Zusammenfassend ist daher festzuhalten, dass die Klage auf Abschluss eines Mietvertrags über jenes Bestandobjekt, zu dessen Räumung der Verpflichtete nach dem Exekutionstitel verhalten ist, die Aufschiebung der Räumungsexekution nicht ermöglicht.

Die erstgerichtliche Abweisung des Antrags auf Gewährung von Räumungsaufschub ist daher mangels tauglichen Aufschiebungsgrundes wiederherzustellen.

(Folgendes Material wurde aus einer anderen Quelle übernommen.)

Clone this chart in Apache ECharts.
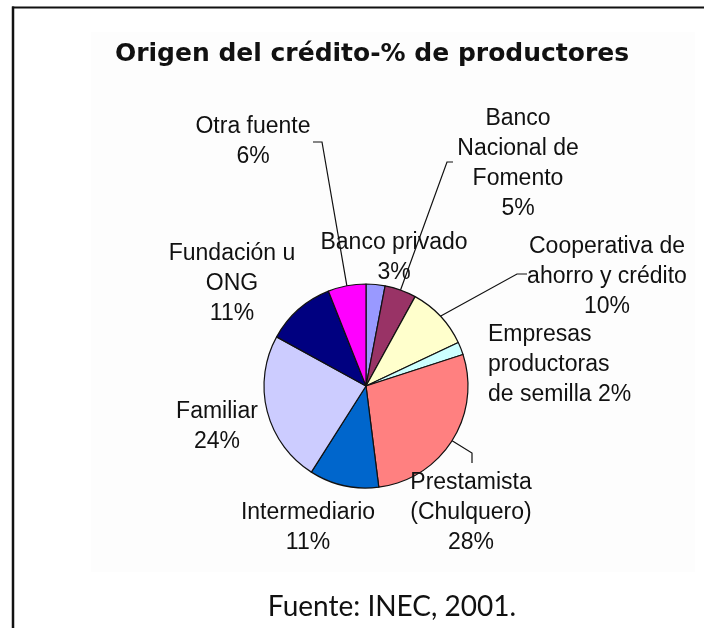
<!DOCTYPE html>
<html>
<head>
<meta charset="utf-8">
<script src="https://cdn.jsdelivr.net/npm/echarts@6/dist/echarts.min.js"></script>
<style>
  html, body { margin: 0; padding: 0; background: #fff; }
  #chart { width: 704px; height: 628px; }
</style>
</head>
<body>
<div id="chart"></div>
<script>
  // data, clockwise from 12 o'clock
  const categories = [
    'Banco privado',
    'Banco\nNacional de\nFomento',
    'Cooperativa de\nahorro y crédito',
    'Empresas\nproductoras\nde semilla',
    'Prestamista\n(Chulquero)',
    'Intermediario',
    'Familiar',
    'Fundación u\nONG',
    'Otra fuente'
  ]
  const shares = [3, 5, 10, 2, 28, 11, 24, 11, 6]
  const colors = ['#9999FF', '#993366', '#FFFFCC', '#CCFFFF', '#FF8080', '#0066CC', '#CCCCFF', '#000080', '#FF00FF']

  // label layout: [x, y (block middle), align], and leader bends (null = no leader)
  const labelPos = [
    [394, 258, 'center'],
    [518, 164, 'center'],
    [607, 277, 'center'],
    [488, 365, 'left'],
    [471, 513, 'center'],
    [308, 528, 'center'],
    [217, 427, 'center'],
    [232, 284, 'center'],
    [253, 142, 'center']
  ]
  const leaders = [
    null,
    [[447, 162], [453, 162]],
    [[517, 274], [527, 274]],
    null,
    [[472, 453], [472, 463]],
    null,
    null,
    null,
    [[322, 142], [313, 142]]
  ]

  const center = [366, 386]
  const radius = 102

  const chart = echarts.init(document.getElementById('chart'), null, { renderer: 'canvas' })

  const pieData = categories.map((name, i) => ({
    name: name,
    value: shares[i],
    itemStyle: { color: colors[i] },
    labelLine: { show: leaders[i] !== null }
  }))

  // edge point of a slice at its middle angle, used if the library gives none
  const edgePoint = (i) => {
    const total = shares.reduce((a, b) => a + b, 0)
    let before = 0
    for (let k = 0; k < i; k++) before += shares[k]
    const ang = ((before + shares[i] / 2) / total) * Math.PI * 2
    return [center[0] + radius * Math.sin(ang), center[1] - radius * Math.cos(ang)]
  }

  const option = {
    animation: false,
    backgroundColor: '#fff',
    title: {
      text: 'Origen del crédito-% de productores',
      left: 367,
      top: 37,
      textAlign: 'center',
      textStyle: {
        fontFamily: 'DejaVu Sans',
        fontWeight: 'bold',
        fontSize: 25,
        color: '#111'
      }
    },
    graphic: [
      {
        type: 'rect',
        z: -10,
        shape: { x: 91, y: 32, width: 604, height: 540 },
        style: { fill: '#fdfdfd' }
      },
      {
        type: 'line',
        shape: { x1: 12, y1: 7.5, x2: 704, y2: 7.5 },
        style: { stroke: '#111', lineWidth: 2 }
      },
      {
        type: 'line',
        shape: { x1: 13, y1: 6.5, x2: 13, y2: 628 },
        style: { stroke: '#111', lineWidth: 2.5 }
      },
      {
        type: 'text',
        style: {
          text: 'Fuente: INEC, 2001.',
          x: 392,
          y: 607,
          align: 'center',
          verticalAlign: 'middle',
          fontFamily: 'Lato',
          fontSize: 28,
          fill: '#111'
        }
      }
    ],
    series: [
      {
        type: 'pie',
        center: center,
        radius: radius,
        startAngle: 90,
        clockwise: true,
        silent: true,
        data: pieData,
        itemStyle: { borderColor: '#111', borderWidth: 1.2 },
        label: {
          show: true,
          position: 'outside',
          color: '#111',
          fontFamily: 'Liberation Sans',
          fontSize: 23,
          lineHeight: 30,
          formatter: (p) => p.name + (p.name.endsWith('semilla') ? ' ' : '\n') + p.value + '%'
        },
        labelLine: {
          lineStyle: { color: '#111', width: 1.2 }
        },
        labelLayout: (params) => {
          const i = params.dataIndex
          const pos = labelPos[i]
          const out = { x: pos[0], y: pos[1], align: pos[2], verticalAlign: 'middle' }
          if (leaders[i]) {
            const start = params.labelLinePoints ? params.labelLinePoints[0] : edgePoint(i)
            out.labelLinePoints = [start, leaders[i][0], leaders[i][1]]
          }
          return out
        }
      }
    ]
  }

  chart.setOption(option)
</script>
</body>
</html>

Die Kostenentscheidung beruht auf §§ 41 und 50 ZPO iVm § 78 EO; im Hinblick auf die grundsätzliche Einseitigkeit des Rekursverfahrens in Exekutionssachen (RIS Justiz RS0118686, RS0116198) hat die Verpflichtete der Betreibenden nur die Kosten des Revisionsrekurses zu ersetzen.